EXERCISE REQUIREMENTS
Sort through the entries below and pull out lines containing the word "code".

##########

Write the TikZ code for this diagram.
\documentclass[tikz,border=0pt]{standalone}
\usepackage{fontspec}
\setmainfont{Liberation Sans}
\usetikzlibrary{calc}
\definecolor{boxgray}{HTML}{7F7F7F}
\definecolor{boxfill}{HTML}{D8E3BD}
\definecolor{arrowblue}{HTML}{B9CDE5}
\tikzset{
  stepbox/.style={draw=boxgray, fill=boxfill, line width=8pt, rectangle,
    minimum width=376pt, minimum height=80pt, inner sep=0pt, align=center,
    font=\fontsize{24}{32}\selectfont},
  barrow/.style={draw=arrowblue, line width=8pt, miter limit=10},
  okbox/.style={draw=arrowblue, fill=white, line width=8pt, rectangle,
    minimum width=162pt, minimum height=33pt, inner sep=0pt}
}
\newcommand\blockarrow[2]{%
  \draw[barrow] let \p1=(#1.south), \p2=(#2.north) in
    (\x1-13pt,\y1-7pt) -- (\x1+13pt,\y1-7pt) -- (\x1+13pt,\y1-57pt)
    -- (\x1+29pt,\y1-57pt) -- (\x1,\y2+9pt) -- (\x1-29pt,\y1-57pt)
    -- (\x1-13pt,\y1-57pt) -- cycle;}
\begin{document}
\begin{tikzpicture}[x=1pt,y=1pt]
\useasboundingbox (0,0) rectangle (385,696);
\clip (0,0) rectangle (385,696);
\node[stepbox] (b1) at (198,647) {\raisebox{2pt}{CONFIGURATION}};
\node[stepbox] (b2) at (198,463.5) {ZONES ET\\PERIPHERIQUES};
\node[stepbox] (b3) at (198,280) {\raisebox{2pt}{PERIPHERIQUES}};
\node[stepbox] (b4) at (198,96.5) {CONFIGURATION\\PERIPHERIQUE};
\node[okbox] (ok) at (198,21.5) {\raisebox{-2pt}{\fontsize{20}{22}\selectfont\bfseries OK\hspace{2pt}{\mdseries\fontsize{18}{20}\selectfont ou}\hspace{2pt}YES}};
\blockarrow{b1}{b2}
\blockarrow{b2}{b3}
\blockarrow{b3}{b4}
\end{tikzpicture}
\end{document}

##########

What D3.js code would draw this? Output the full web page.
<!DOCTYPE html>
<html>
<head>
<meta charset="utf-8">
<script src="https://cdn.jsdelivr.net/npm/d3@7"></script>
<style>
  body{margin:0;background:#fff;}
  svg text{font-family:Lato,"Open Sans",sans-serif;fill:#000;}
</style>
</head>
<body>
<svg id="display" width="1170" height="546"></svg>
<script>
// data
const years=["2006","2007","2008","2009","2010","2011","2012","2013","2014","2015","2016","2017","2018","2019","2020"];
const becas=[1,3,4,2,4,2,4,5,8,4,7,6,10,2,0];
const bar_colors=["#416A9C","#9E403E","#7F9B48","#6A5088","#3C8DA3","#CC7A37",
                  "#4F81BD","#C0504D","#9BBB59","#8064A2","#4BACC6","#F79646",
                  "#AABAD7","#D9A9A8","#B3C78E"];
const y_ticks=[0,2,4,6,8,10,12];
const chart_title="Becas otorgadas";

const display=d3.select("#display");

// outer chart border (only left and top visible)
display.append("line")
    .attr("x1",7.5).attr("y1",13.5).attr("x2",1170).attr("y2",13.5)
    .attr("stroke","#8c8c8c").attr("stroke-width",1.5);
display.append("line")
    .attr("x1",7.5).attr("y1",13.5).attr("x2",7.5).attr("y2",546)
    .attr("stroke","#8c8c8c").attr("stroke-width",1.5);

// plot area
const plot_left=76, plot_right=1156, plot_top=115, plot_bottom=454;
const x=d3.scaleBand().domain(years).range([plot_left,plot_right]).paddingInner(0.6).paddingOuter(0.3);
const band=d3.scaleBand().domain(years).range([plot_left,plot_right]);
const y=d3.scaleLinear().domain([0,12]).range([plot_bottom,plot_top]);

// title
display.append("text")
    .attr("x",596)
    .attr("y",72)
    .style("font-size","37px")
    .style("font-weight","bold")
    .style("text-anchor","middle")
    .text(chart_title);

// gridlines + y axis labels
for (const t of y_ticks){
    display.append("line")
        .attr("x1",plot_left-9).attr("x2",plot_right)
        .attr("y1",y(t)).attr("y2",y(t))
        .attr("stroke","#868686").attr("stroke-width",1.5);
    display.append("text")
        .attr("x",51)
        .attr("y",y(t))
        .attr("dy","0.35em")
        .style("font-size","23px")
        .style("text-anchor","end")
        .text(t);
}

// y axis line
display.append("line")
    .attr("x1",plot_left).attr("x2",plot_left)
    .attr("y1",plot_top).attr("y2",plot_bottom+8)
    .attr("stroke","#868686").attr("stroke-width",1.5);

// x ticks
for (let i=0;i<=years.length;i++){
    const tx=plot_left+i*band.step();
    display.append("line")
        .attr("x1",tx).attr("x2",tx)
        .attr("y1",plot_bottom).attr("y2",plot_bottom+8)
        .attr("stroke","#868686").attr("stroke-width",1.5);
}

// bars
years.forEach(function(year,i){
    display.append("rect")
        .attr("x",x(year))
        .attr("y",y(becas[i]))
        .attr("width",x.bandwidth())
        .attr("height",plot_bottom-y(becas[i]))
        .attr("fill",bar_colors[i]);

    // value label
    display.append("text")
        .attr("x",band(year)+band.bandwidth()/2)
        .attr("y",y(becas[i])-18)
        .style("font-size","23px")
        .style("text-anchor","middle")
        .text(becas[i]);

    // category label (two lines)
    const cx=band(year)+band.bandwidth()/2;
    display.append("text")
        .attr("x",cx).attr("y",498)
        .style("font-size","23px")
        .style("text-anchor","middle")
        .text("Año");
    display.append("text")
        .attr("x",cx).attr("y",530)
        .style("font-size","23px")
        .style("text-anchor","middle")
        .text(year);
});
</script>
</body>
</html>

##########

COMPLETE RESPONSE
Write the TikZ code for this diagram.
What D3.js code would draw this? Output the full web page.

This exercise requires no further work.